> [GIVEN MATERIAL]:
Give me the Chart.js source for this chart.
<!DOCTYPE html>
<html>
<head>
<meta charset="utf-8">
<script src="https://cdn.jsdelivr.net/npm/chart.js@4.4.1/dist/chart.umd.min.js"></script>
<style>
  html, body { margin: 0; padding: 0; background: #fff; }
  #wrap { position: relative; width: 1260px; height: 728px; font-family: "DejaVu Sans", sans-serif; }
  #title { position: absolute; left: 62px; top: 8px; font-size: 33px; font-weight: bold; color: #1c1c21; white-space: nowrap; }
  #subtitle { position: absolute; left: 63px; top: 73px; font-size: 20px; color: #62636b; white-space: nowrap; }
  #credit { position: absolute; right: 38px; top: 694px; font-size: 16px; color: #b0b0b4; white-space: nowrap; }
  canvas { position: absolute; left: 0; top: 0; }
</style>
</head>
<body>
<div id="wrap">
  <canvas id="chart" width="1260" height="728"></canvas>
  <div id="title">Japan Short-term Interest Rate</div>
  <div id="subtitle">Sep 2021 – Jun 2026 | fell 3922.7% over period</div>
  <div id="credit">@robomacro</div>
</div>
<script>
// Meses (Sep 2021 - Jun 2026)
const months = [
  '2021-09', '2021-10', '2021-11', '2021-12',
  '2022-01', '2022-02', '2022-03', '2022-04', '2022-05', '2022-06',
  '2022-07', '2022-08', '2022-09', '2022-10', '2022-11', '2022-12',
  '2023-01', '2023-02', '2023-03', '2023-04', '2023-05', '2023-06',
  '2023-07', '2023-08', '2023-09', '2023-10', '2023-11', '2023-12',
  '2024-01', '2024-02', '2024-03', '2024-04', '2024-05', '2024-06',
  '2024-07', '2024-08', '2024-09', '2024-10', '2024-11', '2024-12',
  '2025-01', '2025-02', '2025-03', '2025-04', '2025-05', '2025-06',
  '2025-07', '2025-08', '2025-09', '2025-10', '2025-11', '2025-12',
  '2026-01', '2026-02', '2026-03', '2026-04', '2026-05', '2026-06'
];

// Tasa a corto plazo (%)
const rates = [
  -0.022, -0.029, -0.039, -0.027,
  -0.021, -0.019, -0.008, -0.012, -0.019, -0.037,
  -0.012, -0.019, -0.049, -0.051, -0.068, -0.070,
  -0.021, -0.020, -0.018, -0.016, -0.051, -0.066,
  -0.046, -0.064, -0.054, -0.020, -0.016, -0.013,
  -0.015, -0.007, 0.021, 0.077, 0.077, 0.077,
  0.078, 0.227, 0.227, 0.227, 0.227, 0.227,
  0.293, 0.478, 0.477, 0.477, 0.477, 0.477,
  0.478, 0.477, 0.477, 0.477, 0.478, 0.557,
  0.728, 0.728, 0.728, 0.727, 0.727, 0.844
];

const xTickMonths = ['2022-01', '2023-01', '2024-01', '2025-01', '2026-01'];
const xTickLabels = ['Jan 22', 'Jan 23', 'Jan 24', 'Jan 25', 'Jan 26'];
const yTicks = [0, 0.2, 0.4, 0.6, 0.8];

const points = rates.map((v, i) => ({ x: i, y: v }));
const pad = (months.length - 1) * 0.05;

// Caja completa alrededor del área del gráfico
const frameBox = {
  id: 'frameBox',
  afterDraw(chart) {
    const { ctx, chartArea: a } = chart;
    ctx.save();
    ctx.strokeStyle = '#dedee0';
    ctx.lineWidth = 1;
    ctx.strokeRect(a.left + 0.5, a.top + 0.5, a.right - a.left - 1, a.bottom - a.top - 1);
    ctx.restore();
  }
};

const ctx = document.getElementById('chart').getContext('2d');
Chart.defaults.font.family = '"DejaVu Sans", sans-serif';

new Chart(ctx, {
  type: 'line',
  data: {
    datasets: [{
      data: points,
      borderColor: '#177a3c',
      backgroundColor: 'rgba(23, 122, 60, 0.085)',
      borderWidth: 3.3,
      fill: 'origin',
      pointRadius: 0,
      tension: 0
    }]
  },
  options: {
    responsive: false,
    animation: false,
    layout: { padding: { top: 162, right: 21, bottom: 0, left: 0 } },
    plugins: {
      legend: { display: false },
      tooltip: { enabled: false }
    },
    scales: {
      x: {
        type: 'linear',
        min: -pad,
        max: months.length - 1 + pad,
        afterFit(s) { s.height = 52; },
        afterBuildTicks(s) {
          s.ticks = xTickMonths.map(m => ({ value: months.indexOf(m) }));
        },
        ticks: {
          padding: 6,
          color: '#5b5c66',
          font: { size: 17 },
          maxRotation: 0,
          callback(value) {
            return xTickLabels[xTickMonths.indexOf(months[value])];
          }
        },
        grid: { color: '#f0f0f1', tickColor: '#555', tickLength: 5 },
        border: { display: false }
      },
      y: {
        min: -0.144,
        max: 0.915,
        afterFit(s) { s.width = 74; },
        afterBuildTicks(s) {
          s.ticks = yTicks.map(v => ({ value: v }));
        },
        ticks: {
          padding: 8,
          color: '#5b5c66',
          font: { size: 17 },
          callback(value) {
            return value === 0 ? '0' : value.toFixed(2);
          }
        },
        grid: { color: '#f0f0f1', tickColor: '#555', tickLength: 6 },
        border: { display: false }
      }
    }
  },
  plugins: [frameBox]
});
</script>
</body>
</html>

> [THE PROBLEM]:
Retype the listing above in full, with no alterations.

> [TASK RESPONSE]:
Give me the Chart.js source for this chart.
<!DOCTYPE html>
<html>
<head>
<meta charset="utf-8">
<script src="https://cdn.jsdelivr.net/npm/chart.js@4.4.1/dist/chart.umd.min.js"></script>
<style>
  html, body { margin: 0; padding: 0; background: #fff; }
  #wrap { position: relative; width: 1260px; height: 728px; font-family: "DejaVu Sans", sans-serif; }
  #title { position: absolute; left: 62px; top: 8px; font-size: 33px; font-weight: bold; color: #1c1c21; white-space: nowrap; }
  #subtitle { position: absolute; left: 63px; top: 73px; font-size: 20px; color: #62636b; white-space: nowrap; }
  #credit { position: absolute; right: 38px; top: 694px; font-size: 16px; color: #b0b0b4; white-space: nowrap; }
  canvas { position: absolute; left: 0; top: 0; }
</style>
</head>
<body>
<div id="wrap">
  <canvas id="chart" width="1260" height="728"></canvas>
  <div id="title">Japan Short-term Interest Rate</div>
  <div id="subtitle">Sep 2021 – Jun 2026 | fell 3922.7% over period</div>
  <div id="credit">@robomacro</div>
</div>
<script>
// Meses (Sep 2021 - Jun 2026)
const months = [
  '2021-09', '2021-10', '2021-11', '2021-12',
  '2022-01', '2022-02', '2022-03', '2022-04', '2022-05', '2022-06',
  '2022-07', '2022-08', '2022-09', '2022-10', '2022-11', '2022-12',
  '2023-01', '2023-02', '2023-03', '2023-04', '2023-05', '2023-06',
  '2023-07', '2023-08', '2023-09', '2023-10', '2023-11', '2023-12',
  '2024-01', '2024-02', '2024-03', '2024-04', '2024-05', '2024-06',
  '2024-07', '2024-08', '2024-09', '2024-10', '2024-11', '2024-12',
  '2025-01', '2025-02', '2025-03', '2025-04', '2025-05', '2025-06',
  '2025-07', '2025-08', '2025-09', '2025-10', '2025-11', '2025-12',
  '2026-01', '2026-02', '2026-03', '2026-04', '2026-05', '2026-06'
];

// Tasa a corto plazo (%)
const rates = [
  -0.022, -0.029, -0.039, -0.027,
  -0.021, -0.019, -0.008, -0.012, -0.019, -0.037,
  -0.012, -0.019, -0.049, -0.051, -0.068, -0.070,
  -0.021, -0.020, -0.018, -0.016, -0.051, -0.066,
  -0.046, -0.064, -0.054, -0.020, -0.016, -0.013,
  -0.015, -0.007, 0.021, 0.077, 0.077, 0.077,
  0.078, 0.227, 0.227, 0.227, 0.227, 0.227,
  0.293, 0.478, 0.477, 0.477, 0.477, 0.477,
  0.478, 0.477, 0.477, 0.477, 0.478, 0.557,
  0.728, 0.728, 0.728, 0.727, 0.727, 0.844
];

const xTickMonths = ['2022-01', '2023-01', '2024-01', '2025-01', '2026-01'];
const xTickLabels = ['Jan 22', 'Jan 23', 'Jan 24', 'Jan 25', 'Jan 26'];
const yTicks = [0, 0.2, 0.4, 0.6, 0.8];

const points = rates.map((v, i) => ({ x: i, y: v }));
const pad = (months.length - 1) * 0.05;

// Caja completa alrededor del área del gráfico
const frameBox = {
  id: 'frameBox',
  afterDraw(chart) {
    const { ctx, chartArea: a } = chart;
    ctx.save();
    ctx.strokeStyle = '#dedee0';
    ctx.lineWidth = 1;
    ctx.strokeRect(a.left + 0.5, a.top + 0.5, a.right - a.left - 1, a.bottom - a.top - 1);
    ctx.restore();
  }
};

const ctx = document.getElementById('chart').getContext('2d');
Chart.defaults.font.family = '"DejaVu Sans", sans-serif';

new Chart(ctx, {
  type: 'line',
  data: {
    datasets: [{
      data: points,
      borderColor: '#177a3c',
      backgroundColor: 'rgba(23, 122, 60, 0.085)',
      borderWidth: 3.3,
      fill: 'origin',
      pointRadius: 0,
      tension: 0
    }]
  },
  options: {
    responsive: false,
    animation: false,
    layout: { padding: { top: 162, right: 21, bottom: 0, left: 0 } },
    plugins: {
      legend: { display: false },
      tooltip: { enabled: false }
    },
    scales: {
      x: {
        type: 'linear',
        min: -pad,
        max: months.length - 1 + pad,
        afterFit(s) { s.height = 52; },
        afterBuildTicks(s) {
          s.ticks = xTickMonths.map(m => ({ value: months.indexOf(m) }));
        },
        ticks: {
          padding: 6,
          color: '#5b5c66',
          font: { size: 17 },
          maxRotation: 0,
          callback(value) {
            return xTickLabels[xTickMonths.indexOf(months[value])];
          }
        },
        grid: { color: '#f0f0f1', tickColor: '#555', tickLength: 5 },
        border: { display: false }
      },
      y: {
        min: -0.144,
        max: 0.915,
        afterFit(s) { s.width = 74; },
        afterBuildTicks(s) {
          s.ticks = yTicks.map(v => ({ value: v }));
        },
        ticks: {
          padding: 8,
          color: '#5b5c66',
          font: { size: 17 },
          callback(value) {
            return value === 0 ? '0' : value.toFixed(2);
          }
        },
        grid: { color: '#f0f0f1', tickColor: '#555', tickLength: 6 },
        border: { display: false }
      }
    }
  },
  plugins: [frameBox]
});
</script>
</body>
</html>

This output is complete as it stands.